Jesus told three stories to get the same point across. The first was about a sheep-herder who lost one out of his 100 sheep. Yet he left the 99 to go find that one. The second was about a poor woman who had ten coins and lost one. She turned the house upside down to find it. The third story is about a son who trashed out his life, gave his family a bad name, blew his inheritance, and ended up on skid row. His older brother stayed on with the family business and did everything he was supposed to. When younger brother came home, desperate, dad welcomed him, but older son was pissed off. This third story reminds me of the story of Jonah who, like the older brother, had always been a "good person" and was downright furious when God decided to forive a pagan city (full of "younger brothers").

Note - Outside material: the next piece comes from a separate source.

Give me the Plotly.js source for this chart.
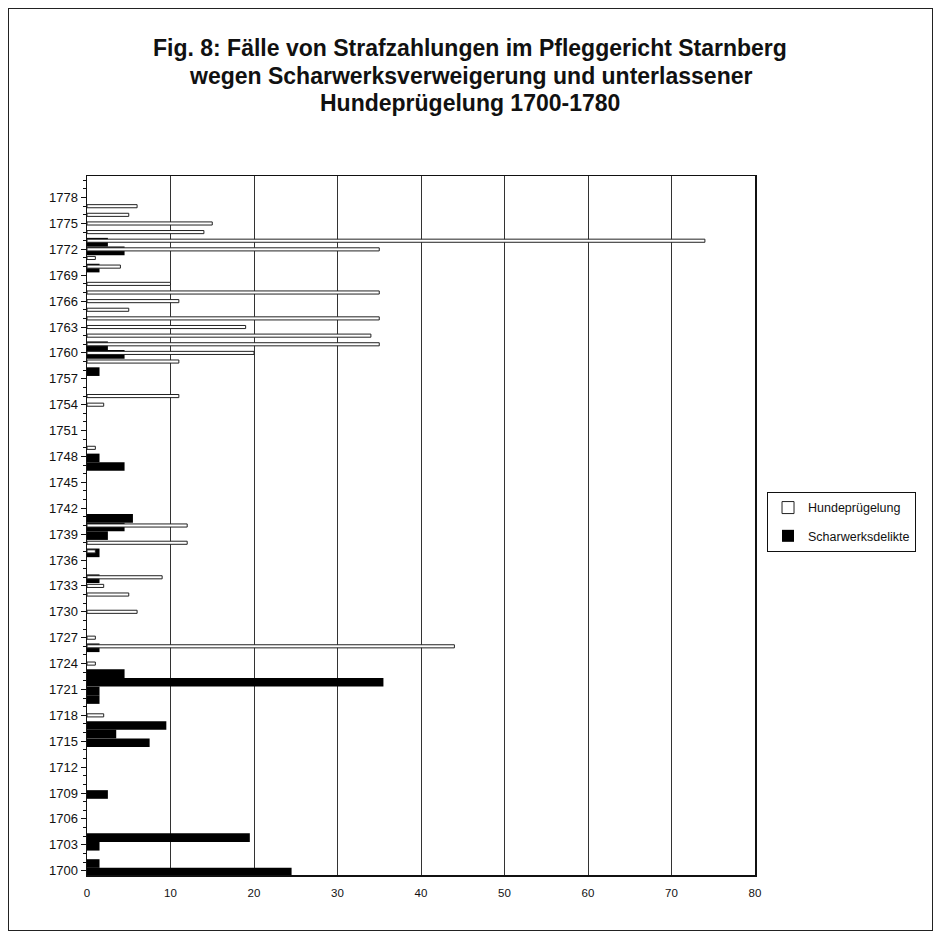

I know that my life story lines up much more with the older brother than the younger brother, more with Jonah then the pagan city people, more with the 99 sheep who stayed home than the one who wondered off. So I have to be careful not to slip (back) into being a Pharisee. I can't change my life story, nor should I, but I have to be careful.

So, I'll continue to pursue a different path of what if means to be a Christ-follower, and what it means to be a "church leader." I know many people will not understand why I must do things this way, but do so I must.

Sunday, July 03, 2005

Politics and Christianity

I'm not all that into politics. I try to avoid debates about it. If I stand for anything it is this: neither political party is more "Christian" than the other. Both stand for some things that are very Christian. Both endorse some things that Christians should stay far away from.

Billy Graham revealed in a major interview this week that he, in fact, is a democrat. (See if you don't believe me!).

Whenever we are faced with a choice between two polar opposites, it is usually the question that is flawed, not one of the answers. That is my statement about politics.